— Begin —

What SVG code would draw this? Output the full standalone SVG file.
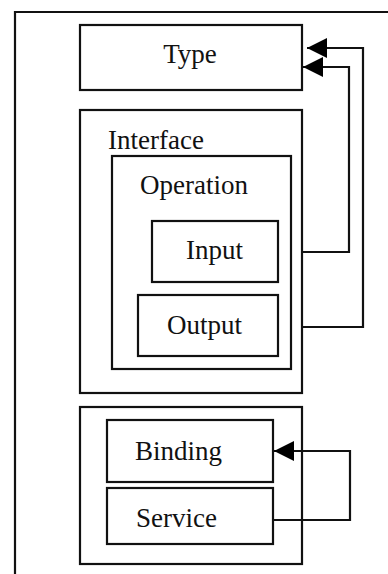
<svg xmlns="http://www.w3.org/2000/svg" width="388" height="574" viewBox="0 0 388 574">
<style>
.box{fill:none;stroke:#111;stroke-width:2.2}
.t{font-family:"Liberation Serif","Times New Roman",serif;font-size:27px;fill:#111}
.c{fill:none;stroke:#111;stroke-width:2.2;marker-end:url(#ah)}
</style>
<defs>
<marker id="ah" markerUnits="userSpaceOnUse" markerWidth="20" markerHeight="20" refX="20" refY="10" orient="auto" overflow="visible">
<path d="M0,0 L20,10 L0,20 Z" fill="#000"/>
</marker>
</defs>
<rect width="388" height="574" fill="#fff"/>
<g id="frame"><path class="box" d="M15,574 V12 H388"/></g>
<g id="type"><rect class="box" x="80" y="25" width="222" height="65"/><text class="t" x="190" y="63" text-anchor="middle">Type</text></g>
<g id="interface"><rect class="box" x="80" y="110" width="222" height="283"/><text class="t" x="108" y="149">Interface</text></g>
<g id="operation"><rect class="box" x="112" y="156" width="179" height="213"/><text class="t" x="140" y="194">Operation</text></g>
<g id="input"><rect class="box" x="152" y="221" width="126" height="61"/><text class="t" x="186" y="259">Input</text></g>
<g id="output"><rect class="box" x="138" y="295" width="140" height="61"/><text class="t" x="167" y="334">Output</text></g>
<g id="group2"><rect class="box" x="80" y="407" width="222" height="157"/></g>
<g id="binding"><rect class="box" x="107" y="420" width="166" height="62"/><text class="t" x="135" y="460">Binding</text></g>
<g id="service"><rect class="box" x="107" y="488" width="166" height="56"/><text class="t" x="136" y="527">Service</text></g>
<g id="connectors">
<path class="c" d="M302,327 H363 V48 H307"/>
<path class="c" d="M302,252 H349 V67 H303"/>
<path class="c" d="M273,520 H350 V451 H274"/>
</g>
</svg>
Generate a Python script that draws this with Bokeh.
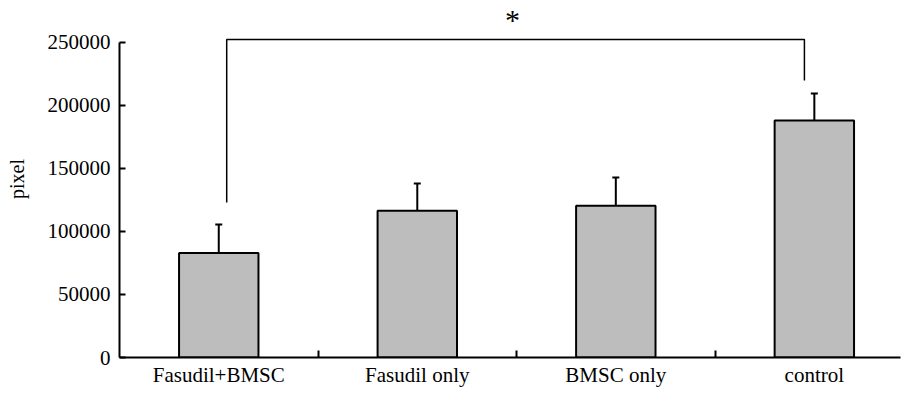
from bokeh.plotting import figure
from bokeh.models import FixedTicker, Whisker, TeeHead, ColumnDataSource, Range1d
from bokeh.core.properties import value
from bokeh.embed import file_html
from bokeh.resources import INLINE

categories = ["Fasudil+BMSC", "Fasudil only", "BMSC only", "control"]
means = [83000, 116500, 120500, 188000]
errors = [22500, 21500, 22300, 21500]
y_ticks = [0, 50000, 100000, 150000, 200000, 250000]
y_tick_labels = ["0", "50000", "100000", "150000", "200000", "250000"]
bracket_x = [1.04, 1.04, 3.95, 3.95]
bracket_y = [123000, 252400, 252400, 219800]
star_x = [2.48]
star_y = [268000]
star_text = ["*"]

xs = list(range(1, len(categories) + 1))
src = ColumnDataSource(dict(x=xs, top=means,
                            upper=[m + e for m, e in zip(means, errors)]))

FONT = "Liberation Serif"

p = figure(frame_width=781, frame_height=357, width=903, height=393,
           x_range=Range1d(0.5, 4.434), y_range=Range1d(0, 283333),
           output_backend="svg", toolbar_location=None,
           min_border_left=119, min_border_right=3, min_border_top=0,
           min_border_bottom=36)
p.outline_line_color = None
p.grid.visible = False
p.background_fill_color = "white"

p.vbar(x="x", top="top", width=0.4, bottom=0, source=src,
       fill_color="#bdbdbd", line_color="black", line_width=2)

wh = Whisker(base="x", lower="top", upper="upper", source=src,
             line_color="black", line_width=2,
             upper_head=TeeHead(size=7, line_color="black", line_width=2),
             lower_head=None)
p.add_layout(wh)

p.line(bracket_x, bracket_y, line_color="black", line_width=1.5)
p.text(star_x, star_y, text=star_text, text_font=value(FONT),
       text_font_size="30px", text_align="center", text_baseline="middle",
       text_color="black")

# y axis
ya = p.yaxis[0]
ya.ticker = FixedTicker(ticks=y_ticks)
ya.major_label_overrides = {t: l for t, l in zip(y_ticks, y_tick_labels)}
ya.bounds = (0, 250000)
ya.major_tick_in = 6
ya.major_tick_out = 0
ya.minor_tick_in = 0
ya.minor_tick_out = 0
ya.axis_line_width = 2
ya.major_tick_line_width = 2
ya.major_label_standoff = 9
ya.major_label_text_font = FONT
ya.major_label_text_font_size = "21px"
ya.major_label_text_color = "black"
ya.axis_label = "pixel"
ya.axis_label_text_font = FONT
ya.axis_label_text_font_size = "20px"
ya.axis_label_text_font_style = "normal"
ya.axis_label_standoff = 17
ya.axis_label_text_color = "black"

# x axis
xa = p.xaxis[0]
xa.ticker = FixedTicker(ticks=xs, minor_ticks=[1.5, 2.5, 3.5])
xa.major_label_overrides = {x: c for x, c in zip(xs, categories)}
xa.major_tick_in = 0
xa.major_tick_out = 0
xa.minor_tick_in = 7
xa.minor_tick_out = 0
xa.minor_tick_line_width = 2
xa.axis_line_width = 2
xa.major_label_standoff = 5
xa.major_label_text_font = FONT
xa.major_label_text_font_size = "21px"
xa.major_label_text_color = "black"

open("out.html", "w").write(file_html(p, INLINE))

— End —

Identify and list each line with the word "this".

What SVG code would draw this? Output the full standalone SVG file.
Generate a Python script that draws this with Bokeh.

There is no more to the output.